Physics graduate student to attend international meeting with Nobel laureates
June 15, 2004
AUSTIN, Texas—Graduate student Stanley Seibert of The University of Texas at Austin has been selected as one of 58 outstanding young researchers to attend an international meeting that provides students with access to Nobel laureates.
The meeting focused on physics is taking place June 27-July 2 in Lindau, Germany, where it has been held on various disciplines since 1951.
Photo: Marsha Miller
Seibert, who has a 3.88 grade-point average, will attend along with 22 other students selected by the U.S. Department of Energy (DOE). The National Science Foundation and Oak Ridge Associated Universities selected 35 other national representatives as part of more than 500 student attendees.
Seibert studies high-energy physics in the laboratory of Dr. Joshua R. Klein. Seibert became intrigued by physics while pursuing an undergraduate degree in computer science at Arizona State University.
“The truly bizarre world of quantum mechanics really interested me, and I realized I could take my computer skills and apply them to fundamental questions in physics,” Seibert said.
In Arizona, where he majored in physics and computer science, he worked on a student-run project to design and launch a satellite as part of a team that designed its communications and control software. He also worked in a particle-accelerator lab, maintaining data acquisition software for the device that determined the chemicals in materials by bombarding them with particles.
In Austin, he is preparing to spend the summer at the Sudbury Nuetrino Observatory in a nickel mine near the Ontario, Canada, city where scientists study the properties of neutrino particles emitted by the Sun. Seibert will don a jumpsuit and hard hat for mine work that will help make troubleshooting software for the neutrino detection device capable of monitoring new detector components.
The observatory has already determined that an unexpectedly low level of solar neutrinos found by previous scientists resulted from their detectors’ inabilities to sense these particles changing from electron neutrinos to tau and muon “flavors” of neutrinos.
“I will be curious if anyone in Germany will talk about future neutrino experiments,” Seibert said, noting that he heads to Canada two days after the German meeting ends.
In preparation for the 54th Lindau Meeting, he will travel to Washington, D.C., on June 25 for an orientation at DOE headquarters. The students fly to Germany that evening, and attend the meeting’s opening ceremony in the historic island city two nights later.

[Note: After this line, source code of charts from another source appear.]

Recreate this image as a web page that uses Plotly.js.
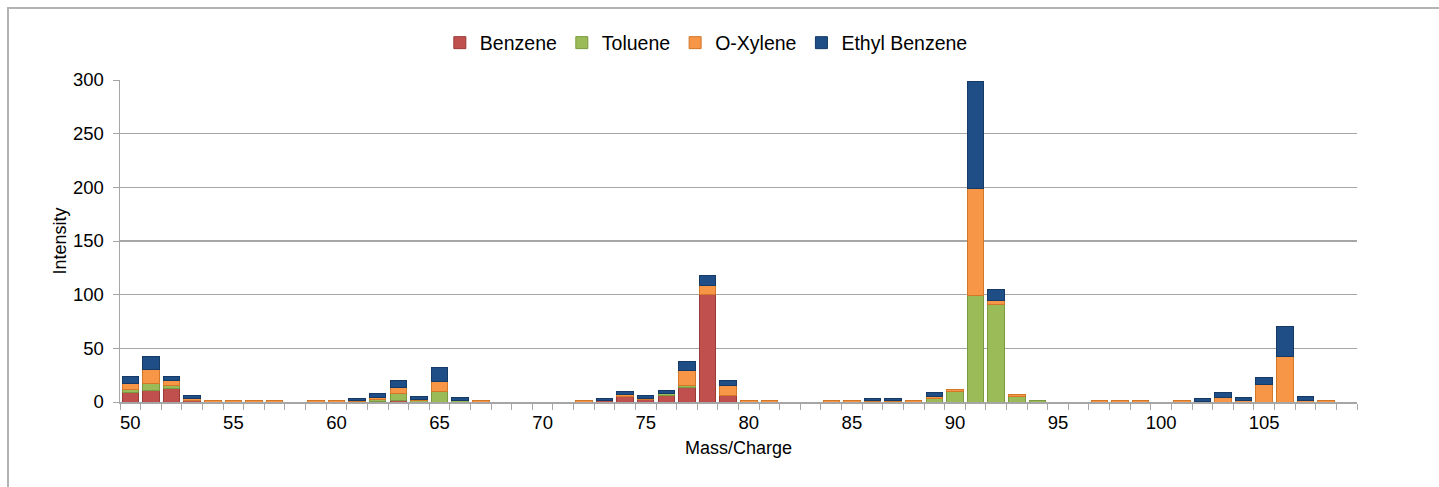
<!DOCTYPE html>
<html>
<head>
<meta charset="utf-8">
<script src="https://cdn.plot.ly/plotly-3.0.1.min.js"></script>
<style>
  html, body { margin: 0; padding: 0; background: #ffffff; overflow: hidden; }
  #chart { position: absolute; left: 0; top: 0; width: 1439px; height: 487px; }
  #frameTop { position: absolute; left: 7px; top: 7px; width: 1432px; height: 0;
              border-top: 2px solid #b3b3b3; pointer-events: none; }
  #frameLeft { position: absolute; left: 7px; top: 7px; width: 0; height: 480px;
               border-left: 2px solid #b3b3b3; pointer-events: none; }
</style>
</head>
<body>
<div id="chart"></div>
<div id="frameTop"></div>
<div id="frameLeft"></div>
<script>
// Mass/charge categories that carry a value
const massCharge = [50,51,52,53,54,55,56,57,59,60,61,62,63,64,65,66,67,
                    72,73,74,75,76,77,78,79,80,81,
                    84,85,86,87,88,89,90,91,92,93,94,
                    97,98,99,101,102,103,104,105,106,107,108];

const benzene = [9,11,13,1,null,null,null,null,null,null,null,0.5,1,null,null,null,null,
                 null,1,5,2,6.5,13.5,100,6,null,null,
                 null,null,null,null,null,null,null,null,null,null,null,
                 null,null,null,null,null,null,null,null,null,null,null];

const toluene = [3,6,2,0.5,null,null,null,null,null,null,0.5,2,6.5,1,10,1,null,
                 null,null,0.5,0.5,1,1.5,0.5,0.3,null,null,
                 null,null,0.5,0.5,null,3.5,10,99,91,5,1.5,
                 null,null,null,null,null,null,null,null,null,null,null];

const oXylene = [5,13,5,2,1,1,1.5,1,1,1.5,1,2,6,1,9,0.5,1.5,
                 1.5,0.5,1.5,1,0.5,14,8,9,1.5,1.5,
                 1.5,1.5,0.5,0.5,1.5,1.5,2,100,4,2,null,
                 1.5,1.5,1.5,1.5,0.5,4,1,16,42,1,1.5];

const ethylBenzene = [7,12,4,3,null,null,null,null,null,null,2,3,7,3,13,2.5,null,
                      null,2,3,2.5,2.5,8.5,9,4.5,null,null,
                      null,null,2,2,null,4,null,100,10,null,null,
                      null,null,null,null,2.5,4.5,3,7,28,4,null];

const seriesNames = ['Benzene','Toluene','O-Xylene','Ethyl Benzene'];
const seriesValues = [benzene, toluene, oXylene, ethylBenzene];
const fillColors = ['#c0504d','#9bbb59','#f79646','#1f4e87'];
const edgeColors = ['#9a3b38','#7a9a40','#d27628','#163a66'];

const xTickVals = [50,55,60,65,70,75,80,85,90,95,100,105];
const yTickVals = [0,50,100,150,200,250,300];

const traces = seriesNames.map((name, i) => ({
  type: 'bar',
  name: name,
  x: massCharge,
  y: seriesValues[i],
  width: 0.8,
  marker: { color: fillColors[i], line: { color: edgeColors[i], width: 1 } },
  hoverinfo: 'x+y+name'
}));

const font = "'Liberation Sans', Arial, sans-serif";

const layout = {
  width: 1439, height: 487,
  margin: { l: 120, r: 82, t: 80, b: 85 },
  paper_bgcolor: '#ffffff',
  plot_bgcolor: '#ffffff',
  barmode: 'stack',
  font: { family: font, color: '#000000', size: 18 },
  showlegend: true,
  legend: {
    orientation: 'h',
    x: 0.474, xanchor: 'center',
    y: 1.115, yanchor: 'middle',
    font: { family: font, size: 19.5, color: '#000000' },
    itemwidth: 30,
    tracegroupgap: 0,
    traceorder: 'normal'
  },
  xaxis: {
    range: [49.5, 109.5],
    tickmode: 'array',
    tickvals: xTickVals,
    ticktext: xTickVals.map(String),
    ticks: '',
    showgrid: false,
    zeroline: false,
    showline: true,
    linecolor: '#a6a6a6',
    linewidth: 1.5,
    tickfont: { family: font, size: 18.5, color: '#000000' },
    ticklabelstandoff: 3,
    minor: { tick0: 49.5, dtick: 1, ticks: 'outside', ticklen: 6, tickcolor: '#a6a6a6', tickwidth: 1, showgrid: false },
    title: { text: 'Mass/Charge', font: { family: font, size: 18, color: '#000000' }, standoff: 9 }
  },
  yaxis: {
    range: [0, 300],
    tickmode: 'array',
    tickvals: yTickVals,
    ticks: 'outside',
    ticklen: 6,
    tickcolor: '#a6a6a6',
    showgrid: true,
    gridcolor: '#a6a6a6',
    gridwidth: 1.5,
    zeroline: false,
    showline: true,
    linecolor: '#a6a6a6',
    linewidth: 1.5,
    tickfont: { family: font, size: 18.5, color: '#000000' },
    ticklabelstandoff: 5,
    title: { text: 'Intensity', font: { family: font, size: 18, color: '#000000' }, standoff: 1 }
  }
};

Plotly.newPlot('chart', traces, layout, { displayModeBar: false, staticPlot: true });
</script>
</body>
</html>
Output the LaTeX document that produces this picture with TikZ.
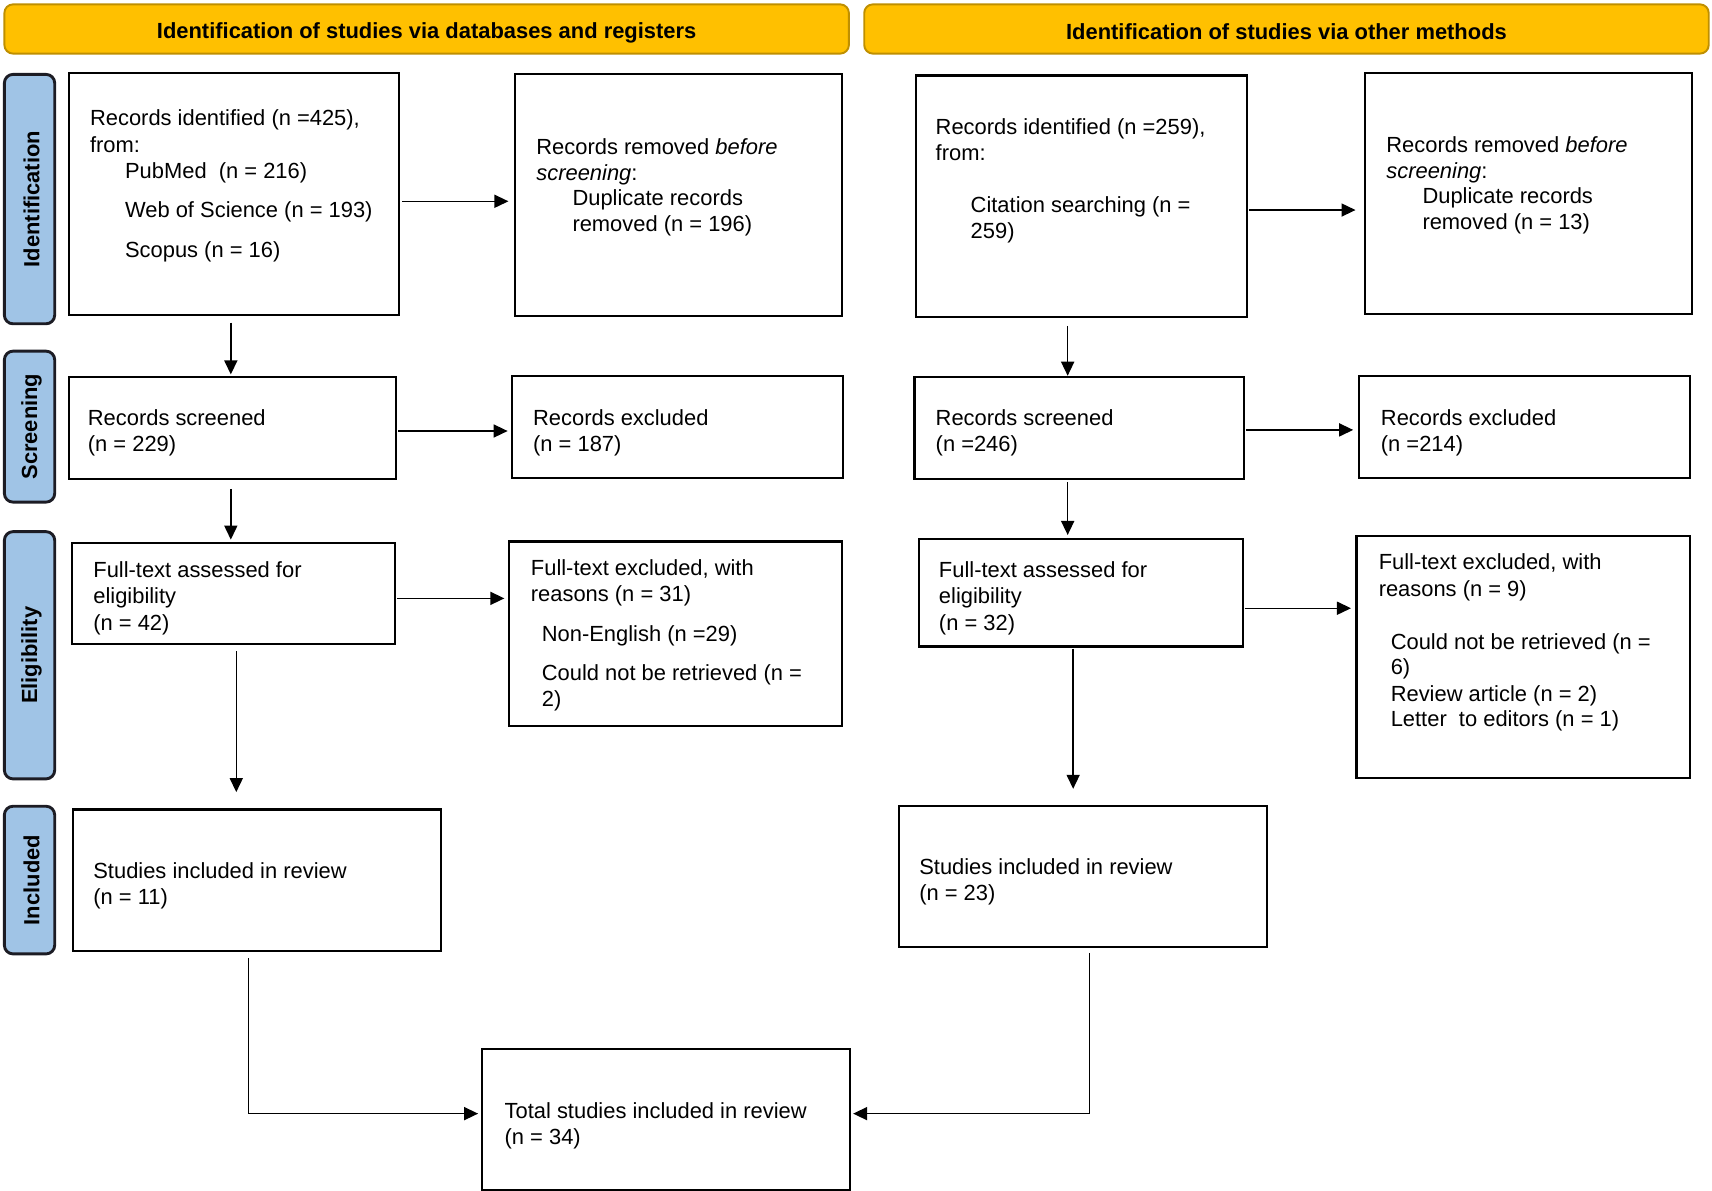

Students at the meeting will attend Nobel laureate lectures each morning, participate in afternoon roundtable discussions with them, and share lunches and dinners with the accomplished scientists.
The meeting will be capped July 2 with closing ceremonies at the baroque Mainau Castle. It is the residence of Swedish patron Count Lennart Bernadotte, who began the Lindau meetings.
Photos and daily meeting information will be posted at www.orau.gov/lindau2004. The Web site and travel arrangements for the 23 DOE participants are being administered by the Oak Ridge Institute for Science and Education of Oak Ridge Associated Universities.